The 4th line is wrong because root over 1 has two solutions one is 1 and other is -1.

(root of -1) * (root of -1) wil b equal to -1 nt 1
so proof is surely wrong

25. I think the mistake is in third step root(a/b) is equal to root(a)/root(b) only if both a and b are positive or negative.

to prove 1=-1 we have to select only real numbers not the imaginary numbers

if x+2=3 on taking x=1 equation is satisfied but if 1=3 and on putting 3 in the equation the equation is not satisfied its mean 1 is not equal to 3.
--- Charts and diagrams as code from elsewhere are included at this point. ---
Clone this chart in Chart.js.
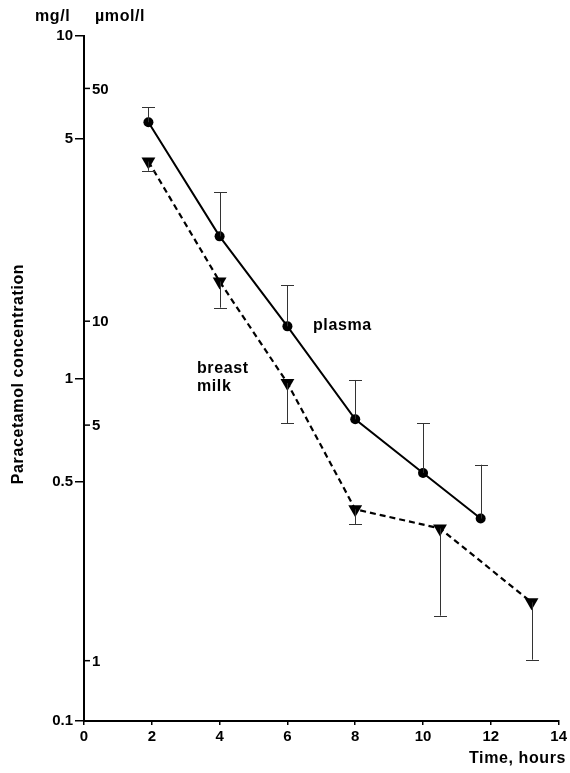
<!DOCTYPE html>
<html>
<head>
<meta charset="utf-8">
<script src="https://cdn.jsdelivr.net/npm/chart.js@4/dist/chart.umd.min.js"></script>
<style>
  html, body { margin: 0; padding: 0; background: #fff; }
  #wrap { width: 570px; height: 773px; position: relative; }
</style>
</head>
<body>
<div id="wrap"><canvas id="c" width="570" height="773"></canvas></div>
<script>
// ---- data ----
const plasmaHours = [1.9, 4, 6, 8, 10, 11.7];
const plasmaMgL   = [5.6, 2.6, 1.42, 0.76, 0.53, 0.39];
const plasmaErrHigh = [6.2, 3.5, 1.87, 0.99, 0.74, 0.56];

const milkHours = [1.9, 4, 6, 8, 10.5, 13.2];
const milkMgL   = [4.3, 1.92, 0.97, 0.415, 0.365, 0.222];
const milkErrLow = [4.04, 1.61, 0.74, 0.376, 0.203, 0.151];

const xTicks = [0, 2, 4, 6, 8, 10, 12, 14];
const yTicksMgL = [0.1, 0.5, 1, 5, 10];
const umolLabels = ['50', '10', '5', '1'];
const umolAtMgL  = [7.03, 1.47, 0.731, 0.150];

const FONT = "'Liberation Sans', Arial, sans-serif";

function pts(xs, ys) { return xs.map((x, i) => ({ x: x, y: ys[i] })); }

const overlay = {
  id: 'overlay',
  afterDatasetsDraw(chart) {
    const ctx = chart.ctx;
    const xs = chart.scales.x, ys = chart.scales.y;
    ctx.save();
    // error bars
    ctx.strokeStyle = '#333';
    ctx.lineWidth = 1;
    const bar = (x, y0, y1) => {
      const px = Math.round(xs.getPixelForValue(x));
      const p0 = ys.getPixelForValue(y0), p1 = ys.getPixelForValue(y1);
      ctx.beginPath();
      ctx.moveTo(px + 0.5, p0); ctx.lineTo(px + 0.5, p1);
      ctx.moveTo(px - 6, Math.round(p1) + 0.5); ctx.lineTo(px + 7, Math.round(p1) + 0.5);
      ctx.stroke();
    };
    plasmaHours.forEach((h, i) => bar(h, plasmaMgL[i], plasmaErrHigh[i]));
    milkHours.forEach((h, i) => bar(h, milkMgL[i], milkErrLow[i]));

    // secondary µmol/l axis ticks (inside)
    const ax = chart.chartArea.left;
    ctx.strokeStyle = '#000';
    ctx.fillStyle = '#000';
    ctx.lineWidth = 1.5;
    ctx.font = 'bold 15px ' + FONT;
    ctx.textAlign = 'left';
    ctx.textBaseline = 'middle';
    umolLabels.forEach((lab, i) => {
      const py = ys.getPixelForValue(umolAtMgL[i]);
      ctx.beginPath();
      ctx.moveTo(ax, py); ctx.lineTo(ax + 6, py);
      ctx.stroke();
      ctx.fillText(lab, ax + 8, py + 1);
    });

    // text annotations
    ctx.font = 'bold 16px ' + FONT;
    ctx.letterSpacing = '0.6px';
    ctx.textBaseline = 'alphabetic';
    ctx.textAlign = 'left';
    ctx.fillText('mg/l', 35, 21);
    ctx.fillText('\u00b5mol/l', 95, 21);
    ctx.fillText('plasma', 313, 330);
    ctx.fillText('breast', 197, 373);
    ctx.fillText('milk', 197, 391);
    ctx.textAlign = 'right';
    ctx.fillText('Time, hours', 566, 763);
    // y title
    ctx.save();
    ctx.translate(23, 374);
    ctx.rotate(-Math.PI / 2);
    ctx.textAlign = 'center';
    ctx.fillText('Paracetamol concentration', 0, 0);
    ctx.restore();
    ctx.restore();
  }
};

new Chart(document.getElementById('c'), {
  type: 'line',
  data: {
    datasets: [
      {
        label: 'plasma',
        data: pts(plasmaHours, plasmaMgL),
        borderColor: '#000',
        backgroundColor: '#000',
        borderWidth: 2,
        pointStyle: 'circle',
        pointRadius: 5,
        pointBackgroundColor: '#000',
        pointBorderWidth: 0,
        tension: 0
      },
      {
        label: 'breast milk',
        data: pts(milkHours, milkMgL),
        borderColor: '#000',
        backgroundColor: '#000',
        borderWidth: 2.2,
        borderDash: [6, 4],
        pointStyle: 'triangle',
        rotation: 180,
        pointRadius: 8,
        pointBackgroundColor: '#000',
        pointBorderWidth: 0,
        tension: 0
      }
    ]
  },
  options: {
    responsive: false,
    animation: false,
    events: [],
    layout: { padding: { left: 0, top: 36, right: 7, bottom: 0 } },
    plugins: { legend: { display: false }, tooltip: { enabled: false } },
    scales: {
      x: {
        type: 'linear',
        min: 0, max: 14,
        afterBuildTicks: s => { s.ticks = xTicks.map(v => ({ value: v })); },
        afterFit: s => { s.height = 52; },
        border: { display: true, color: '#000', width: 2 },
        grid: { display: true, drawOnChartArea: false, drawTicks: true, tickLength: 4, color: '#000', lineWidth: 1.5 },
        ticks: { color: '#000', font: { family: FONT, size: 15, weight: 'bold' }, padding: 3, maxRotation: 0 }
      },
      y: {
        type: 'logarithmic',
        min: 0.1, max: 10,
        afterBuildTicks: s => { s.ticks = yTicksMgL.map(v => ({ value: v })); },
        afterFit: s => { s.width = 84; },
        border: { display: true, color: '#000', width: 2 },
        grid: { display: true, drawOnChartArea: false, drawTicks: true, tickLength: 9, color: '#000', lineWidth: 1.5 },
        ticks: { color: '#000', font: { family: FONT, size: 15, weight: 'bold' }, padding: 2, callback: v => String(v) }
      }
    }
  },
  plugins: [overlay]
});
</script>
</body>
</html>
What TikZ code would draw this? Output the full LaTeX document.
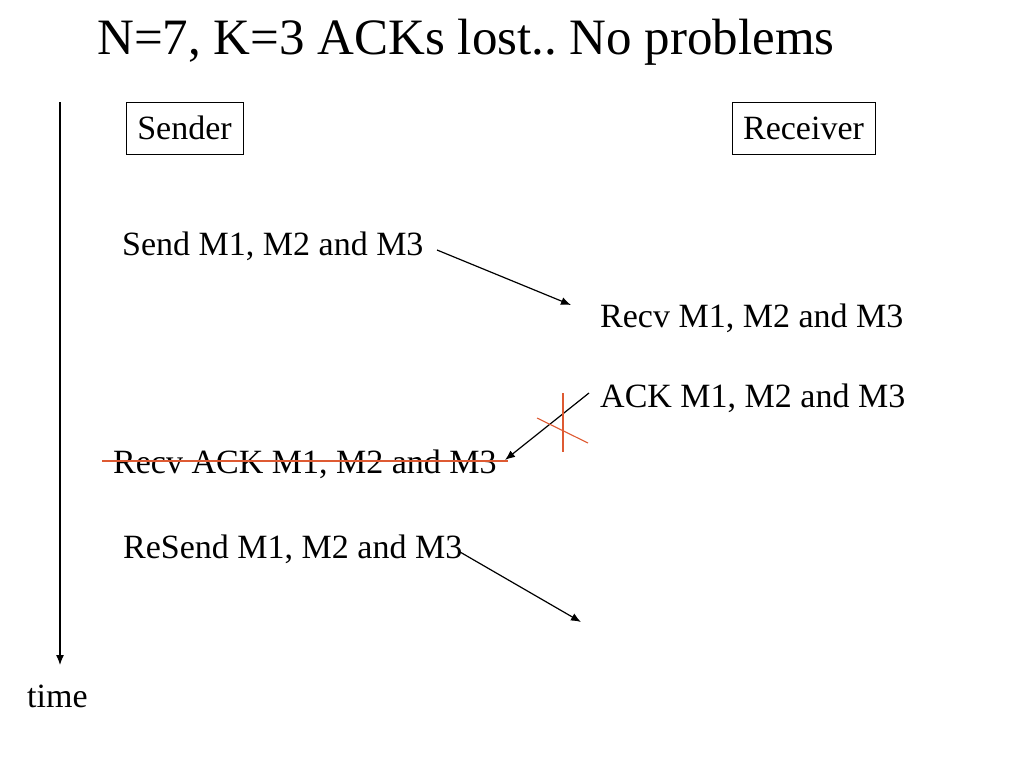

Log of a number less than zero is not possible. Any real number to any power is always greater than zero, if only by a negligible amount. (e.g. Two to the power of minus infinity).
I’m thinking it’s step 3 in the 1=-1 part. (it breaks between stage 2 and 4.)

• Why is it not possible? Because you haven’t seen it before? Is $\sqrt{-1}$ possible? It is if you allow for complex numbers. Likewise, we have $e^{\pi i} = -1$. So, can’t we take logarithms on both sides?

29. Good introduction to high school and complex math for a 14 year old? I feel confused by half of the things on this site but feel as if I learn some higher concept every time I visit. I actually understand some of this post! Keep them coming, Calvin.

there is no log-1 log is only ++++ numpers
no 0 no – numpers Lol

• By Euler’s Theorem, $e^{i \pi} = -1$. This suggests that we can take the logarithm of -1.

That’s good but proof(1) can be done without using i=√(-1 ) in the following way:-
We know,
1 X 1 = (-1) X (-1)
Or, 1^2 = (-1)^2
Or, 1 = (-1) [Taking out square-root]

Isn’t it?

32. $$\log(m^n) = n \log (m)$$ does not hold for $$m < 0$$.

a^2-a^2=a^2-a^2
=> (a+a)(a-a)=a(a-a)
=> a+a=a
=> 2a=a
=> 2=1 ….(1)
now
3=1+2
=> 3=1+1 (from-1)
=> 3=2
=> 3=1 (from-1)
hence any no. can be equated to any no.